Eighteenth Sunday in Ordinary Time

Scripture Readings:    Exodus 16:2-4, 12-15;    Ephesians 4: 17-14;    John 6: 24-35


Many years ago, there was a song sung at Mass that said, “look beyond the bread you eat, see your Savior and your Lord, look beyond the wine you drink and see your Savior and your Lord.”

Last weekend and this weekend we read and hear about the feeding of God’s people on journey to the promised land and as they yearned for the food of life that only comes from God.

Like the song above suggests, we who receive this gift of God – this bread and wine, this Holy Communion – need to look beyond…

For we who eat the bread of life are called to put on the new selves of righteousness, holiness and truth.   We need to not only take care of ourselves, but we need to look beyond ourselves and care for one another and others.

True story:     After lecturing at a University in Canada, a minister found himself stranded in a bus station during a surprise October snowstorm.    Cold and wet, he finally found a seat at the bus café counter.   A cranky, tired man in a greasy apron took his order – all they had was soup, one kind.   So the minister ordered soup.   The gray goop was the worst thing he had ever eaten.   He wrapped his hands around the bowl – at least it kept his hands warm.

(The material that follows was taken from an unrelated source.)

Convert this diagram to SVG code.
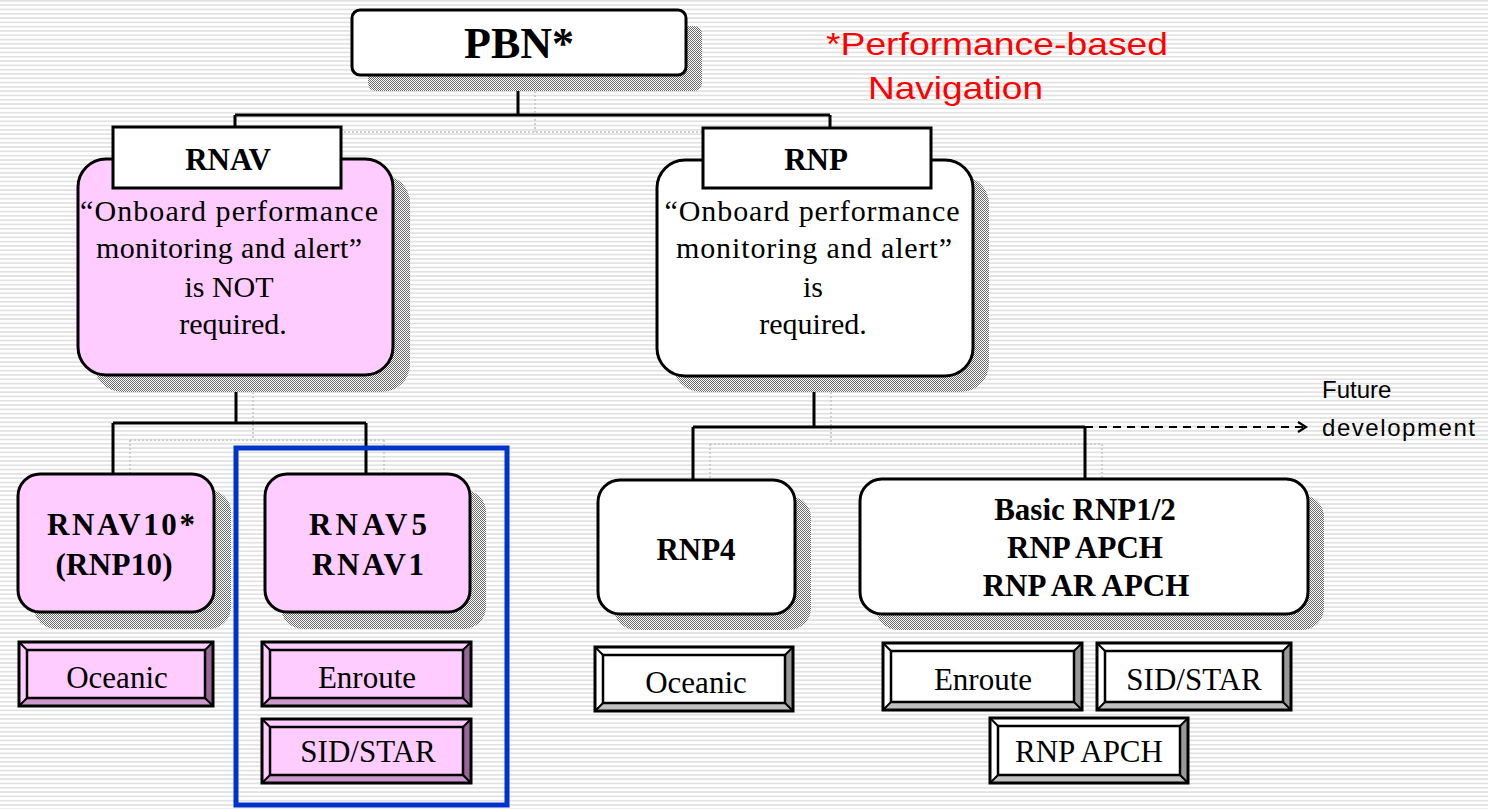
<svg xmlns="http://www.w3.org/2000/svg" width="1488" height="809" viewBox="0 0 1488 809">
<defs>
<pattern id="stripes" x="0" y="0" width="8" height="4.3" patternUnits="userSpaceOnUse">
<rect x="0" y="0" width="8" height="4.3" fill="#ffffff"/>
<rect x="0" y="0" width="8" height="1.7" fill="#e2e2e2"/>
</pattern>
<pattern id="checker" x="0" y="0" width="2" height="2" patternUnits="userSpaceOnUse">
<rect x="0" y="0" width="2" height="2" fill="#ffffff"/>
<rect x="0" y="0" width="1" height="1" fill="#6a6a6a"/>
<rect x="1" y="1" width="1" height="1" fill="#6a6a6a"/>
</pattern>
<marker id="open" viewBox="0 0 12 12" refX="10" refY="6" markerWidth="12" markerHeight="12" markerUnits="userSpaceOnUse" orient="auto">
<path d="M2,1 L10,6 L2,11" fill="none" stroke="#000" stroke-width="2.2"/>
</marker>
</defs>
<style>
.shadow{fill:url(#checker);}
.box{stroke:#000;stroke-width:3;}
.pink{fill:#ffccff;}
.white{fill:#ffffff;}
.conn{fill:none;stroke:#000;stroke-width:3;}
.sconn{fill:none;stroke:#cfcfcf;stroke-width:2;stroke-dasharray:2 2;}
.tb{font-family:"Liberation Serif","Times New Roman",serif;font-weight:bold;fill:#000;text-anchor:middle;font-size:31px;}
.tr{font-family:"Liberation Serif","Times New Roman",serif;fill:#000;text-anchor:middle;font-size:30px;}
.tbtn{font-family:"Liberation Serif","Times New Roman",serif;fill:#000;text-anchor:middle;font-size:31px;}
.ts{font-family:"Liberation Sans",Arial,sans-serif;}
.bo{fill:none;stroke:#000;stroke-width:3;}
.bi{fill:none;stroke:#000;stroke-width:2.5;}
.dpink{fill:#996699;}
.mpink{fill:#cc99cc;}
.dgray{fill:#999999;}
.mgray{fill:#c0c0c0;}
.diag{stroke:#000;stroke-width:2;}
</style>
<rect x="0" y="0" width="1488" height="809" fill="url(#stripes)"/>

<!-- connector shadows -->
<g id="connector-shadows">
<path class="sconn" d="M535,91 V132 M252,132 H847 M252,132 V143 M847,132 V176"/>
<path class="sconn" d="M253,392 V440 M130,440 H384 M130,440 V490 M384,440 V490"/>
<path class="sconn" d="M831,392 V444 M710,444 H1102 M710,444 V496 M1102,444 V496"/>
</g>

<!-- connectors -->
<g id="connectors">
<path class="conn" d="M518,75 V115 M235,115 H830 M235,115 V127 M830,115 V128"/>
<path class="conn" d="M236,375 V423 M113,423 H366 M113,423 V473 M366,423 V473"/>
<path class="conn" d="M814,376 V427 M693,427 H1085 M693,427 V480 M1085,427 V479"/>
<path d="M1085,427 H1306" fill="none" stroke="#000" stroke-width="2" stroke-dasharray="8 6" marker-end="url(#open)"/>
</g>

<g id="pbn">
<rect class="shadow" x="368" y="26" width="334" height="65" rx="8"/>
<rect class="box white" x="352" y="10" width="334" height="65" rx="8"/>
<text class="tb" x="519" y="58" font-size="44" style="font-size:44px">PBN*</text>
</g>

<g id="pbn-note">
<text class="ts" x="826" y="55" font-size="32" fill="#ff0000" textLength="342" lengthAdjust="spacingAndGlyphs">*Performance-based</text>
<text class="ts" x="868" y="99" font-size="32" fill="#ff0000" textLength="175" lengthAdjust="spacingAndGlyphs">Navigation</text>
</g>

<g id="rnav">
<rect class="shadow" x="94" y="175" width="316" height="217" rx="28"/>
<rect class="box pink" x="78" y="159" width="315" height="216" rx="28"/>
<rect class="box white" x="113" y="127" width="228" height="61"/>
<text class="tb" x="228" y="170">RNAV</text>
<text class="tr" x="229" y="221" textLength="298" lengthAdjust="spacing">“Onboard performance</text>
<text class="tr" x="229" y="258" textLength="266" lengthAdjust="spacing">monitoring and alert”</text>
<text class="tr" x="229" y="297">is NOT</text>
<text class="tr" x="233" y="334">required.</text>
</g>

<g id="rnp">
<rect class="shadow" x="673" y="176" width="316" height="216" rx="28"/>
<rect class="box white" x="657" y="160" width="316" height="216" rx="28"/>
<rect class="box white" x="703" y="128" width="228" height="60"/>
<text class="tb" x="816" y="170">RNP</text>
<text class="tr" x="812" y="221" textLength="295" lengthAdjust="spacing">“Onboard performance</text>
<text class="tr" x="814" y="258" textLength="276" lengthAdjust="spacing">monitoring and alert”</text>
<text class="tr" x="813" y="297">is</text>
<text class="tr" x="813" y="334">required.</text>
</g>

<g id="rnav10">
<rect class="shadow" x="34" y="490" width="197" height="139" rx="22"/>
<rect class="box pink" x="18" y="474" width="196" height="138" rx="22"/>
<text class="tb" x="121" y="535" textLength="148" lengthAdjust="spacing">RNAV10*</text>
<text class="tb" x="114" y="575" textLength="117" lengthAdjust="spacing">(RNP10)</text>
</g>

<g id="rnav5">
<rect class="shadow" x="281" y="490" width="205" height="139" rx="22"/>
<rect class="box pink" x="265" y="474" width="205" height="138" rx="22"/>
<text class="tb" x="368" y="535" textLength="118" lengthAdjust="spacing">RNAV5</text>
<text class="tb" x="368" y="575" textLength="112" lengthAdjust="spacing">RNAV1</text>
</g>

<g id="rnp4">
<rect class="shadow" x="614" y="496" width="197" height="134" rx="22"/>
<rect class="box white" x="598" y="480" width="197" height="134" rx="22"/>
<text class="tb" x="696" y="560">RNP4</text>
</g>

<g id="basic-rnp">
<rect class="shadow" x="876" y="495" width="448" height="135" rx="22"/>
<rect class="box white" x="860" y="479" width="448" height="135" rx="22"/>
<text class="tb" x="1085" y="520">Basic RNP1/2</text>
<text class="tb" x="1085" y="558">RNP APCH</text>
<text class="tb" x="1086" y="596">RNP AR APCH</text>
</g>

<g id="future">
<text class="ts" x="1322" y="398" font-size="24" fill="#000">Future</text>
<text class="ts" x="1322" y="436" font-size="24" fill="#000" textLength="153" lengthAdjust="spacing">development</text>
</g>

<!-- bevel buttons -->
<g id="btn-oceanic-rnav">
<rect class="pink" x="19" y="642" width="194" height="64"/>
<polygon class="dpink" points="213,642 213,706 205,698 205,650"/>
<polygon class="mpink" points="19,706 213,706 205,698 27,698"/>
<rect class="bi" x="27" y="650" width="178" height="48"/>
<rect class="bo" x="19" y="642" width="194" height="64"/>
<path class="diag" d="M19,642 L27,650 M213,642 L205,650 M19,706 L27,698 M213,706 L205,698"/>
<text class="tbtn" x="117" y="688">Oceanic</text>
</g>

<g id="btn-enroute-rnav">
<rect class="pink" x="262" y="642" width="209" height="64"/>
<polygon class="dpink" points="471,642 471,706 463,698 463,650"/>
<polygon class="mpink" points="262,706 471,706 463,698 270,698"/>
<rect class="bi" x="270" y="650" width="193" height="48"/>
<rect class="bo" x="262" y="642" width="209" height="64"/>
<path class="diag" d="M262,642 L270,650 M471,642 L463,650 M262,706 L270,698 M471,706 L463,698"/>
<text class="tbtn" x="367" y="688">Enroute</text>
</g>

<g id="btn-sidstar-rnav">
<rect class="pink" x="262" y="719" width="209" height="64"/>
<polygon class="dpink" points="471,719 471,783 463,775 463,727"/>
<polygon class="mpink" points="262,783 471,783 463,775 270,775"/>
<rect class="bi" x="270" y="727" width="193" height="48"/>
<rect class="bo" x="262" y="719" width="209" height="64"/>
<path class="diag" d="M262,719 L270,727 M471,719 L463,727 M262,783 L270,775 M471,783 L463,775"/>
<text class="tbtn" x="368" y="762">SID/STAR</text>
</g>

<g id="btn-oceanic-rnp">
<rect class="white" x="595" y="647" width="198" height="64"/>
<polygon class="dgray" points="793,647 793,711 785,703 785,655"/>
<polygon class="mgray" points="595,711 793,711 785,703 603,703"/>
<rect class="bi" x="603" y="655" width="182" height="48"/>
<rect class="bo" x="595" y="647" width="198" height="64"/>
<path class="diag" d="M595,647 L603,655 M793,647 L785,655 M595,711 L603,703 M793,711 L785,703"/>
<text class="tbtn" x="696" y="693">Oceanic</text>
</g>

<g id="btn-enroute-rnp">
<rect class="white" x="883" y="643" width="199" height="67"/>
<polygon class="dgray" points="1082,643 1082,710 1074,702 1074,651"/>
<polygon class="mgray" points="883,710 1082,710 1074,702 891,702"/>
<rect class="bi" x="891" y="651" width="183" height="51"/>
<rect class="bo" x="883" y="643" width="199" height="67"/>
<path class="diag" d="M883,643 L891,651 M1082,643 L1074,651 M883,710 L891,702 M1082,710 L1074,702"/>
<text class="tbtn" x="983" y="690">Enroute</text>
</g>

<g id="btn-sidstar-rnp">
<rect class="white" x="1097" y="643" width="194" height="67"/>
<polygon class="dgray" points="1291,643 1291,710 1283,702 1283,651"/>
<polygon class="mgray" points="1097,710 1291,710 1283,702 1105,702"/>
<rect class="bi" x="1105" y="651" width="178" height="51"/>
<rect class="bo" x="1097" y="643" width="194" height="67"/>
<path class="diag" d="M1097,643 L1105,651 M1291,643 L1283,651 M1097,710 L1105,702 M1291,710 L1283,702"/>
<text class="tbtn" x="1194" y="690">SID/STAR</text>
</g>

<g id="btn-rnpapch">
<rect class="white" x="990" y="718" width="198" height="65"/>
<polygon class="dgray" points="1188,718 1188,783 1180,775 1180,726"/>
<polygon class="mgray" points="990,783 1188,783 1180,775 998,775"/>
<rect class="bi" x="998" y="726" width="182" height="49"/>
<rect class="bo" x="990" y="718" width="198" height="65"/>
<path class="diag" d="M990,718 L998,726 M1188,718 L1180,726 M990,783 L998,775 M1188,783 L1180,775"/>
<text class="tbtn" x="1089" y="762">RNP APCH</text>
</g>

<g id="highlight">
<rect x="236" y="448" width="271" height="357" fill="none" stroke="#0033cc" stroke-width="5"/>
</g>
</svg>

Then the door opened again, letting in the icy wind.   “Close the door!” somebody yelled.    In came a woman in a threadbare coat.    She took a seat not far from the minister.   The cranky man in the greasy apron took her order.  “Glass of water,” she mumbled.

He brought the water.    “Now, what do you want?”

“Just a glass of water and a chance to get warm.”

“Look, I have customers that pay – what do you think this is a Church or something?   If you are not going to order, you have got to leave!”

The man got real loud about it.   So she got up to leave – and, as if rehearsed, everybody in the little café got up and started toward the door.    The minister got up and said to the man in the greasy apron, “I am voting for something here; I do not know what it is.”

“All right, all right, all right,” the cranky man in the greasy apron said.   Everybody sat down again and he brought the woman a bowl of soup.

The minister asked the person sitting next to him, “who is she?”

“I never saw her in here before,” was the reply.

The place grew quiet; all the minister heard was the sipping of that awful soup.     The minister decided to try it again and put his spoon into the bowl.

“You know”, said the minister later, “it really was not bad.  Everyone was eating the soup, and it was pretty good soup.   I have no idea what kind of soup it was.   I do not know what was in it, but I do recall when I was eating it, it tasted a little bit like bread and wine.   Just a little like bread and wine.”

May we as person, families and parish continue to allow the word, the eucharistic sacrament we hear and share in each week to guide us in being authentic disciples of the Lord… worthy of the name and eager to share “our bread” with others.